WANN & WO: Am Ende Ihrer Profikarriere können Sie mit dem GAK in Dornbirn heute den Aufstieg in die Bundesliga fixieren. Wie bereitet man sich auf so ein Spiel vor?
Michael Liendl: Jeder weiß, was auf dem Spiel steht. Trotzdem sind wir uns unserer Stärken bewusst, und wir werden alles daransetzen, an die Leistungen aus den vergangenen Wochen anzuknüpfen. Wir werden uns auf die Basics konzentrieren und auf den Punkt da sein. Ich bin überzeugt davon, dass wir heute als Sieger und als Meister vom Platz gehen werden.
WANN & WO: 3000 Grazer Fans haben sich für heute in Dornbirn angekündigt. Verspürt man angesichts dieses Fan-Supports mehr Druck oder beflügelt es einen viel eher?
Michael Liendl: Wir sind es schon die ganze Saison gewohnt, vor einer einzigartigen Fankulisse zu spielen. Umso schöner ist, dass uns so viele GAK-Fans nach Dornbirn begleiten, ist ja nicht die kürzeste Strecke. Man spürt, wie viel ihnen der Verein und auch der Wiederaufstieg bedeutet. Hier kann man von einer positiven Erwartungshaltung sprechen, auf die wir uns als Spieler freuen. Außerdem gehört es als Fußballprofi dazu, einem gewissen Druck, auch bedingt durch die Atmosphäre, standhalten zu können.

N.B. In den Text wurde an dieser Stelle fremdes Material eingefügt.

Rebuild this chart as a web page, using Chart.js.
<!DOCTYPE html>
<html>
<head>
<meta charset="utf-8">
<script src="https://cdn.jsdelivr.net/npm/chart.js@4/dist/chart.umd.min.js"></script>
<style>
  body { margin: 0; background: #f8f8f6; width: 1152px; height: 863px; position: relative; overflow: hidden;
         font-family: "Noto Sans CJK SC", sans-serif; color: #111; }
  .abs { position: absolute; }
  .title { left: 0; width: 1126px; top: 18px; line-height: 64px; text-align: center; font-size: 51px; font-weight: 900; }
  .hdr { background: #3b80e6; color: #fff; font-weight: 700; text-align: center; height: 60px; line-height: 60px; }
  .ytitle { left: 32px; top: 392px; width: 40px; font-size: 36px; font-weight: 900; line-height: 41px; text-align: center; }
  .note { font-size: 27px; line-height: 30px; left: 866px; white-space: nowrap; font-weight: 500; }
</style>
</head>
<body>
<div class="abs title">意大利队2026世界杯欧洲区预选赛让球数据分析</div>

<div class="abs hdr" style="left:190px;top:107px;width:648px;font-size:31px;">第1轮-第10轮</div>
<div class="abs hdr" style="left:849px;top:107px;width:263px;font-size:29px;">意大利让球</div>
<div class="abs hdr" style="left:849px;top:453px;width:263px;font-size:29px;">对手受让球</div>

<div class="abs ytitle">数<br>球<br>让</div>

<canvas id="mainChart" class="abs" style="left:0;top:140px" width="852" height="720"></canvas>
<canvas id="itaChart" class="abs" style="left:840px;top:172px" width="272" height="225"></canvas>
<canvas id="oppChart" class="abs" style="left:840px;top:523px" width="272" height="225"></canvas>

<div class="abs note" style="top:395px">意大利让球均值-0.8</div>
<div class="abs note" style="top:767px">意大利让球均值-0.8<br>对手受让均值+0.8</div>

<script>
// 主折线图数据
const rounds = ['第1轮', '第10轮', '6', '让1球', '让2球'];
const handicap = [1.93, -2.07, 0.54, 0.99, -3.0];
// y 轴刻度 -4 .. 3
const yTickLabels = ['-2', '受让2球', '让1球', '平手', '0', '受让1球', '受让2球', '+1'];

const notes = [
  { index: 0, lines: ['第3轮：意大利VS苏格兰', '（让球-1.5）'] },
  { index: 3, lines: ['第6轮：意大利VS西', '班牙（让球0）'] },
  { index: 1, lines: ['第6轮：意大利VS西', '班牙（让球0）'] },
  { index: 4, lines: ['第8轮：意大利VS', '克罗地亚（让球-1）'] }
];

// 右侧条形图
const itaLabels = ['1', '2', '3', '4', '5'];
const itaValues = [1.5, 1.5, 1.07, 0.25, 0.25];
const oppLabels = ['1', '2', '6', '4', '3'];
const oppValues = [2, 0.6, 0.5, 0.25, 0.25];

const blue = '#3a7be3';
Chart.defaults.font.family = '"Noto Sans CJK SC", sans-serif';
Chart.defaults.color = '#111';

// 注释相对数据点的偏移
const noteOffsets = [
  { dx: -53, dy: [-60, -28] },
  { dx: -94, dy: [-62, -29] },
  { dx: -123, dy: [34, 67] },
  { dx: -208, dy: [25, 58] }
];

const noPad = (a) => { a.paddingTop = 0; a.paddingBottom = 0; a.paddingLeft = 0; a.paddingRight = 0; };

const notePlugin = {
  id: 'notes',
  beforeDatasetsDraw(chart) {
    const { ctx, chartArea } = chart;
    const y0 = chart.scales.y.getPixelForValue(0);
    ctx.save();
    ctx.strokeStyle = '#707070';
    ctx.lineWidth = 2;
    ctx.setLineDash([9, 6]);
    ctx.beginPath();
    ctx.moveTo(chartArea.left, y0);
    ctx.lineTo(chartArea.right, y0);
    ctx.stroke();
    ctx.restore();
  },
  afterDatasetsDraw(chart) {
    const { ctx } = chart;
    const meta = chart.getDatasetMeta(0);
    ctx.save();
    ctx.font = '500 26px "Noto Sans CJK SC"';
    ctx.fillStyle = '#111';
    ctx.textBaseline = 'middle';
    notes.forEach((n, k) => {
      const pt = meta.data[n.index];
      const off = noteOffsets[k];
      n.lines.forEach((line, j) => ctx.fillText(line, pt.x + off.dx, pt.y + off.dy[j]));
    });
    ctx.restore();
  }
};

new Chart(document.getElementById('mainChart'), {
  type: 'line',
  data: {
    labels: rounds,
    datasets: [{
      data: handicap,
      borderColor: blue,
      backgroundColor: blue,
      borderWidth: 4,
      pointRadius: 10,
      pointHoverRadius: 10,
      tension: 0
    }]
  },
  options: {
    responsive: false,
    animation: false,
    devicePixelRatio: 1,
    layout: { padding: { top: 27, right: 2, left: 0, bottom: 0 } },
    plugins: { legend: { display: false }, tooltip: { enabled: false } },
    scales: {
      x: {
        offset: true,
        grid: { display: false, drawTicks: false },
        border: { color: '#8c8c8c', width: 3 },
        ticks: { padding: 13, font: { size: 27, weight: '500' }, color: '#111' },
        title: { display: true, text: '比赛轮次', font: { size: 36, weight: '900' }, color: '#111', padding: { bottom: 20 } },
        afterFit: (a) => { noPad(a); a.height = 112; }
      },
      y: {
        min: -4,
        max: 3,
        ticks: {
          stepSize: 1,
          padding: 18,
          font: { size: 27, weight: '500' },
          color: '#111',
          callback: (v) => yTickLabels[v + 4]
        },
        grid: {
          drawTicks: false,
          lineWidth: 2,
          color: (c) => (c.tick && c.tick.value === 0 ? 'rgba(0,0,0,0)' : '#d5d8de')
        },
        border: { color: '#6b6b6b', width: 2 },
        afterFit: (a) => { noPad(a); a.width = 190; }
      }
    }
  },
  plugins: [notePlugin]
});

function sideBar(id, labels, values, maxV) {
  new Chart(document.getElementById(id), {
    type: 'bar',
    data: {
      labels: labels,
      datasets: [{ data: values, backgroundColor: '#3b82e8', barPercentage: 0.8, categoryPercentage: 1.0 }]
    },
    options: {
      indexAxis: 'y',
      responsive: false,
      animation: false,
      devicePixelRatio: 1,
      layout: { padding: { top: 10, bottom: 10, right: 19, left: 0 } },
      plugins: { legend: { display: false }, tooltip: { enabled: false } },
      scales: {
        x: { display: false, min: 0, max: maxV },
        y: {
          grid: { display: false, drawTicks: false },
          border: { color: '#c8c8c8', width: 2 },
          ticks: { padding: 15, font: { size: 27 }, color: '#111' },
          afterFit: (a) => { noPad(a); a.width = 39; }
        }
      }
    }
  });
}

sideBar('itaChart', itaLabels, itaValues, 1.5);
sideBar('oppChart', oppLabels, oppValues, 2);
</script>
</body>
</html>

WANN & WO: Auch zahlreiche Thüringer haben sich angekündigt. Welche Gedanken kommen Ihnen in den Sinn, wenn Sie an ihre Jugend denken und an den Verein, bei dem Sie das Fußballspielen erlernt haben?
Michael Liendl: Es war eine wunderschöne Zeit und ich habe viele Freundschaften geschlossen, die bis heute anhalten. Gerade als Profi ist man viel unterwegs. Umso schöner sind jene Freundschaften, die trotzdem funktionieren, auch wenn man sich nicht jede Woche sieht. Meine Eltern und Verwandtschaft leben in Vorarlberg, dementsprechend habe ich mich immer auf die Auswärtsfahrten gefreut. Ich bleibe dem Ländle also sicher auch in Zukunft erhalten.
WANN & WO: Blicken wir auf Ihre Laufbahn. Austria Wien, Fortuna Düsseldorf, 1860 München, WAC oder der GAK – wo stand Ihrer Meinung nach der „Prime-Liendl“ unter Vertrag?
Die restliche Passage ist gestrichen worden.